Here at Letrário, we tried using the Bullet Journal for a week and we ended up making a habit of it. We found that the system helps us keep track of our daily tasks and prioritise them more easily; at the same time, it provides us with a base methodology that we have no wish to deviate from and which is clearly visible. 


    • The use of asterisks, which we will discuss later, allows you to prioritise tasks that may have arisen after others but which have to be completed first – this would apply to urgent jobs. 

Fixed collections with tasks

    • You can also create fixed collections with tasks that always have to be carried out, like those of a protocol. For example, when you are translating or revising, it is useful to bear in mind that we should stick to the rules of a particular style guide, such as eliminating unnecessary capital letters and unwanted expressions. 
    • We should also check any language-specific aspects, such as the use of punctuation (e.g. hyphens, quotes, inverted commas, abbreviations, etc.) and units of measure (e.g. the imperial system versus the metric system). 
    • Other elements that could be included in this checklist are specific terminology that needs to be standardised in order to ensure consistency, and the formatting of the documents, which should be done at the end and which may involve such things as checking paragraphs, bold type, italics and underlines.

The Translation Bullet Journal has gained fans here at Letrário.

After a while, all it takes is a quick glance to be able to see what has already been done and what hasn’t. The Bullet Journal affords a very practical

method of visualising information and the tasks that arise over the following days. It also makes it easy to monitor workflows, which become more accessible precisely because they are logged in a uniform manner.

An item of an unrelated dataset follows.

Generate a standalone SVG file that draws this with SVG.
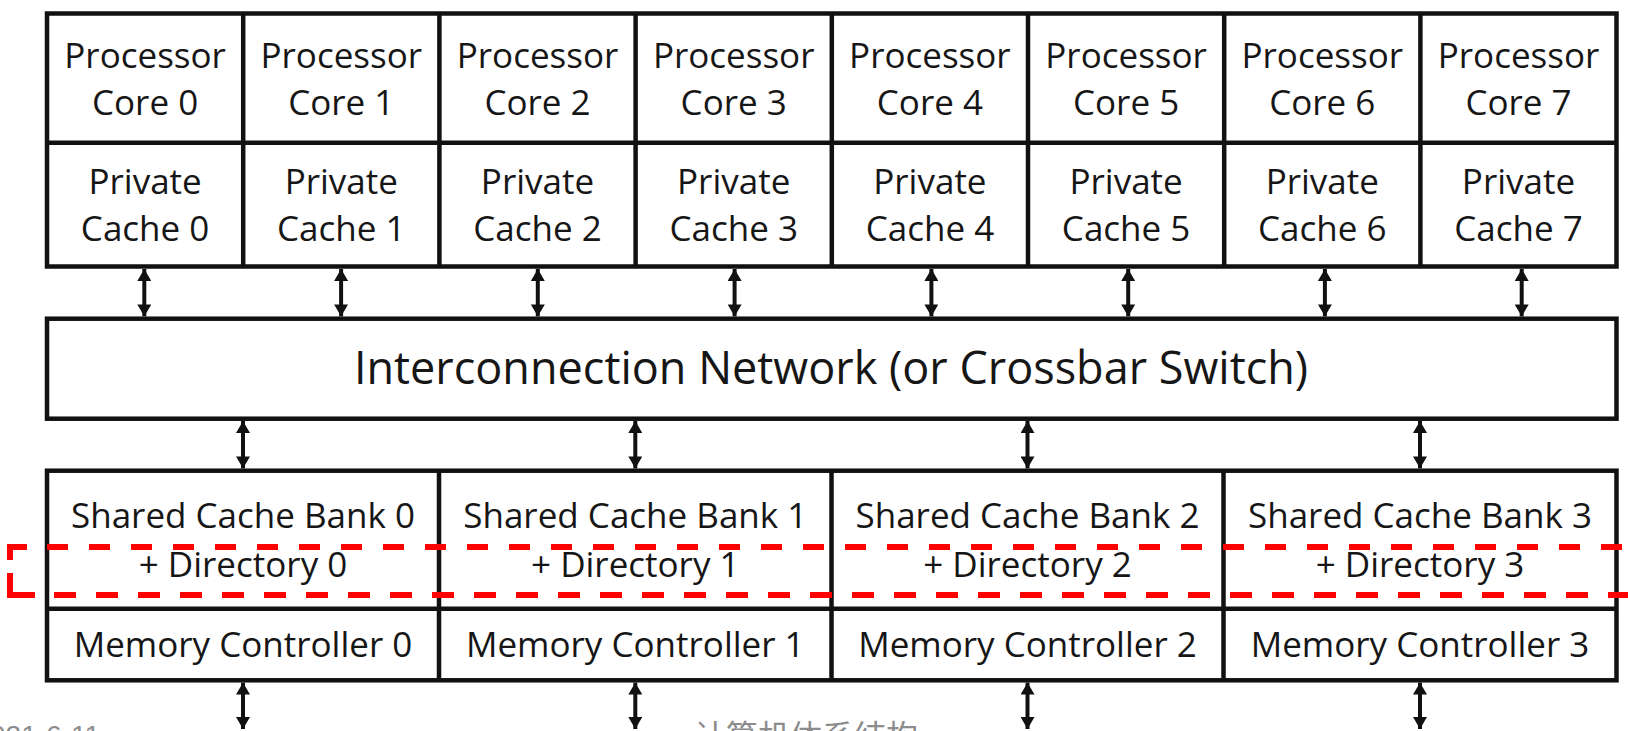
<svg xmlns="http://www.w3.org/2000/svg" width="1628" height="731" viewBox="0 0 1628 731">
  <defs>
    <style>
      .box { fill: #ffffff; stroke: #111111; stroke-width: 4.5; }
      .div { stroke: #111111; stroke-width: 4.5; fill: none; }
      .lbl { font-family: "Open Sans", "Liberation Sans", sans-serif; font-size: 35px; fill: #161616; text-anchor: middle; }
      .big { font-size: 45px; }
      .conn { stroke: #111111; stroke-width: 4; fill: none; marker-start: url(#ah); marker-end: url(#ah); }
      .redbox { stroke: #ff0000; stroke-width: 6; fill: none; }
      .foot { font-family: "Liberation Sans", "Noto Sans CJK SC", sans-serif; fill: #8c8c8c; }
    </style>
    <marker id="ah" viewBox="0 0 12 14" refX="12" refY="7" markerWidth="12" markerHeight="14" markerUnits="userSpaceOnUse" orient="auto-start-reverse">
      <path d="M0,0 L12,7 L0,14 z" fill="#111111"/>
    </marker>
  </defs>
  <rect width="1628" height="731" fill="#ffffff"/>

  <!-- top grid of cores and private caches -->
  <g id="cores-grid">
    <rect class="box" x="47" y="13.5" width="1569.5" height="253"/>
    <path class="div" d="M47 142.7 H1616.5 M243.2 13.5 V266.5 M439.4 13.5 V266.5 M635.6 13.5 V266.5 M831.8 13.5 V266.5 M1028 13.5 V266.5 M1224.2 13.5 V266.5 M1420.4 13.5 V266.5"/>
  </g>
  <g id="core0"><text class="lbl" x="145.1" y="68">Processor</text><text class="lbl" x="145.1" y="115">Core 0</text></g>
  <g id="core1"><text class="lbl" x="341.3" y="68">Processor</text><text class="lbl" x="341.3" y="115">Core 1</text></g>
  <g id="core2"><text class="lbl" x="537.5" y="68">Processor</text><text class="lbl" x="537.5" y="115">Core 2</text></g>
  <g id="core3"><text class="lbl" x="733.7" y="68">Processor</text><text class="lbl" x="733.7" y="115">Core 3</text></g>
  <g id="core4"><text class="lbl" x="929.9" y="68">Processor</text><text class="lbl" x="929.9" y="115">Core 4</text></g>
  <g id="core5"><text class="lbl" x="1126.1" y="68">Processor</text><text class="lbl" x="1126.1" y="115">Core 5</text></g>
  <g id="core6"><text class="lbl" x="1322.3" y="68">Processor</text><text class="lbl" x="1322.3" y="115">Core 6</text></g>
  <g id="core7"><text class="lbl" x="1518.5" y="68">Processor</text><text class="lbl" x="1518.5" y="115">Core 7</text></g>

  <g id="cache0"><text class="lbl" x="145.1" y="194">Private</text><text class="lbl" x="145.1" y="241">Cache 0</text></g>
  <g id="cache1"><text class="lbl" x="341.3" y="194">Private</text><text class="lbl" x="341.3" y="241">Cache 1</text></g>
  <g id="cache2"><text class="lbl" x="537.5" y="194">Private</text><text class="lbl" x="537.5" y="241">Cache 2</text></g>
  <g id="cache3"><text class="lbl" x="733.7" y="194">Private</text><text class="lbl" x="733.7" y="241">Cache 3</text></g>
  <g id="cache4"><text class="lbl" x="929.9" y="194">Private</text><text class="lbl" x="929.9" y="241">Cache 4</text></g>
  <g id="cache5"><text class="lbl" x="1126.1" y="194">Private</text><text class="lbl" x="1126.1" y="241">Cache 5</text></g>
  <g id="cache6"><text class="lbl" x="1322.3" y="194">Private</text><text class="lbl" x="1322.3" y="241">Cache 6</text></g>
  <g id="cache7"><text class="lbl" x="1518.5" y="194">Private</text><text class="lbl" x="1518.5" y="241">Cache 7</text></g>

  <!-- interconnection network -->
  <g id="network">
    <rect class="box" x="47" y="318.7" width="1569.5" height="100"/>
    <text class="lbl big" x="831" y="384">Interconnection Network (or Crossbar Switch)</text>
  </g>

  <!-- bottom banks -->
  <g id="banks-grid">
    <rect class="box" x="47" y="470.7" width="1569.5" height="209.6"/>
    <path class="div" d="M47 608.7 H1616.5 M439 470.7 V680.3 M831.5 470.7 V680.3 M1223.5 470.7 V680.3"/>
  </g>
  <g id="bank0"><text class="lbl" x="243" y="528">Shared Cache Bank 0</text><text class="lbl" x="243" y="577">+ Directory 0</text></g>
  <g id="bank1"><text class="lbl" x="635.3" y="528">Shared Cache Bank 1</text><text class="lbl" x="635.3" y="577">+ Directory 1</text></g>
  <g id="bank2"><text class="lbl" x="1027.5" y="528">Shared Cache Bank 2</text><text class="lbl" x="1027.5" y="577">+ Directory 2</text></g>
  <g id="bank3"><text class="lbl" x="1420" y="528">Shared Cache Bank 3</text><text class="lbl" x="1420" y="577">+ Directory 3</text></g>
  <g id="mc0"><text class="lbl" x="243" y="657">Memory Controller 0</text></g>
  <g id="mc1"><text class="lbl" x="635.3" y="657">Memory Controller 1</text></g>
  <g id="mc2"><text class="lbl" x="1027.5" y="657">Memory Controller 2</text></g>
  <g id="mc3"><text class="lbl" x="1420" y="657">Memory Controller 3</text></g>

  <!-- connectors -->
  <g id="connectors">
    <path class="conn" d="M144.3 269 V316.4"/>
    <path class="conn" d="M341.1 269 V316.4"/>
    <path class="conn" d="M537.8 269 V316.4"/>
    <path class="conn" d="M734.6 269 V316.4"/>
    <path class="conn" d="M931.4 269 V316.4"/>
    <path class="conn" d="M1128.2 269 V316.4"/>
    <path class="conn" d="M1324.9 269 V316.4"/>
    <path class="conn" d="M1521.7 269 V316.4"/>
    <path class="conn" d="M243 421 V468.4"/>
    <path class="conn" d="M635.3 421 V468.4"/>
    <path class="conn" d="M1027.5 421 V468.4"/>
    <path class="conn" d="M1420 421 V468.4"/>
    <path class="conn" d="M243 682.6 V729"/>
    <path class="conn" d="M635.3 682.6 V729"/>
    <path class="conn" d="M1027.5 682.6 V729"/>
    <path class="conn" d="M1420 682.6 V729"/>
  </g>

  <!-- red dashed highlight -->
  <g id="highlight">
    <path class="redbox" d="M10 560 V547 H27"/>
    <path class="redbox" d="M10 573 V595 H35"/>
    <path class="redbox" d="M47 547 H1650" stroke-dasharray="21 21"/>
    <path class="redbox" d="M54 595 H1650" stroke-dasharray="22 20"/>
  </g>

  <!-- footer -->
  <g id="footer">
    <text class="foot" x="100" y="745" font-size="28" text-anchor="end">2021-6-11</text>
    <text class="foot" x="806" y="748" font-size="32" text-anchor="middle" font-family="'Noto Sans CJK SC', sans-serif">计算机体系结构</text>
  </g>
</svg>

So what’s the point of this methodology?

The Bullet Journal methodology is simple and user-friendly; it aims to help people have purpose in the goals they set, giving them meaning and promoting productivity: Carroll speaks of “Tracking the past, organising the present and planning the future”. 

You don’t need to buy a specific or flashy notebook and it doesn’t matter if the paper is lined or plain, dotted or squared.

Steps to create your Translation Bullet Journal

  1. The first step to get your system up and running is to create an index by writing “index” at the top of the first two pages. Apart from the index pages, all the other pages in your notebook should be numbered. 
  2. The second step is to create a record for future tasks (the “future log”). One way of doing this is to divide up the pages with lines to create a space for each month. 
  3. The third step is to create an individual record for each month (the “monthly log”). This will comprise a calendar on the left-hand page and a list of the month’s tasks on the right-hand page. 
  4. Lastly, you need to create the “daily log”, which involves writing the date at the top of the page, followed by that day’s tasks, events and notes. 

The key for the analogue system is as follows: 

. – A simple dot . indicates the tasks to be carried out. 

X – An x through the dot indicates a task is complete. 

/ – And any tasks that are no longer worth doing are simply scored out.

O – Events are indicated by a circle O

– and a dash – identifies notes. 

* – An asterisk * beside any task indicates its importance, meaning that it has priority or is urgent.

-> At the end of each month, it is useful to leaf through the notebook to see which outstanding tasks should be carried forward. These tasks will migrate to the following month and are indicated by a right-arrow.

The ones that are to be carried out later, in other months, will be added to the space for the month in question in the future log.

You can watch a video describing how to create your Bullet Journal here.

Less is more: the aim is to take note of the tasks in the form of direct and concise topics. There’s no point in having more time to write more and expand your tasks needlessly. 

Although the notebook is, to a certain extent, personal (in a professional context), it can also be consulted by any member of the team, if necessary. The monthly logs and the migration of tasks have turned out to be valuable resources, since they give us a clear perspective of the future, letting us navigate the notebook and, by analogy, our work, without any concerns. 

We have applied this concept to the professional context but it can also be used in many other day-to-day situations. You can create a Bullet Journal for brainstorming, for routine, for your personal goals and resolutions, for your finances and even for your health. 

Give it a try and discover how useful the Bullet Journal can be! We are already seeing the benefits of our Translation Bullet Journal.